Each one of these separate data sets can be then compared. After step 1, all steps can be redundantly processed in a 100% audit. It is very robust and resistant to cyber security threats or compromised employees because you can't easily change the immutable data produced at each step.
If you want to create those data outputs by one device, you can. But it should be possible to use different devices (probably better to use the term "service") at each step too. Either way, the same data is produced. Current CVR definition constrains the type of products that can be used. This approach does not (and it respects immutability).
We can even look at the concept of immutability as it applies to paper ballots. They are not fully immutable because you CAN add a mark to a ballot option and that may even invalidate the vote for that ballot. A robust chain of custody is required to make sure ballots are not changed, added or removed from the set. That is an attempt to enforce immutability.
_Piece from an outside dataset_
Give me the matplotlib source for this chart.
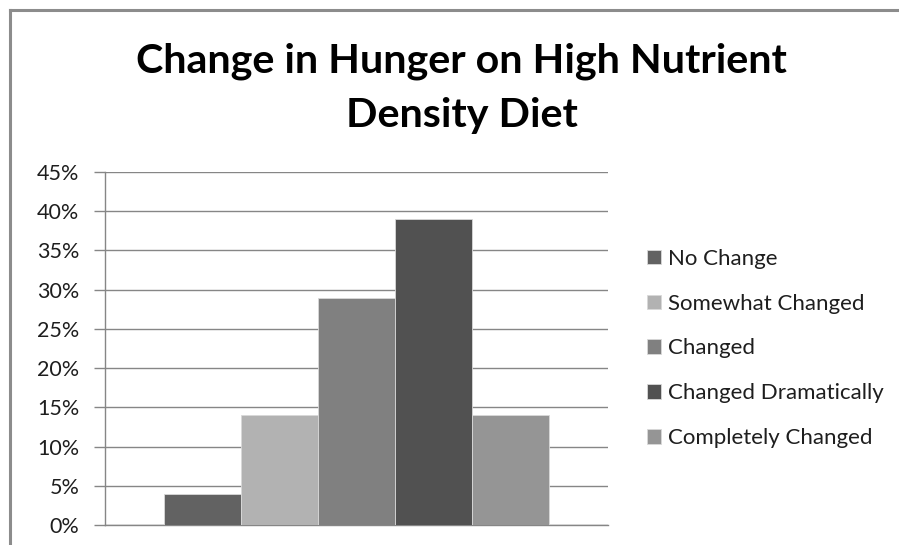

Once ballot data is cast into a digital image file and protected by published message digests, it becomes immutable. Of course, we must inspect the image data to make sure it matches the original ballot data. But this scanning process can be isolated fairly easily. Document image scanning is very different from recognizing the content of the document, such as determining the vote. Really good document image scanners are even available as commercial off the shelf equipment as they have been used in the document management industry for years. Taking snapshots of ballots is a completely different processing activity than recognizing what is on them. "Eagles have great vision but still can't read" is a way to think about this because it is somewhat a law of information processing.
After this step is accurately completed and the images cast into an immutable form, the rest of the processing can occur anywhere. Vast arrays of computers now exist (Hadoop, Google) and can be harnessed to perform the rest of the processing in record time, in a redundant and competitive fashion. Or the ballots can be reviewed by teams of "hand counters" without ever touching the mutable original ballots.
I hope this principle can help guide our thinking on both cybersecurity as it relates to the actual processing of the election and the CVR record. I cross-posted this email because I do believe that in this case, security of the election data is vastly different from typical computer security paradigms, and can be appreciated as the principle of immutability.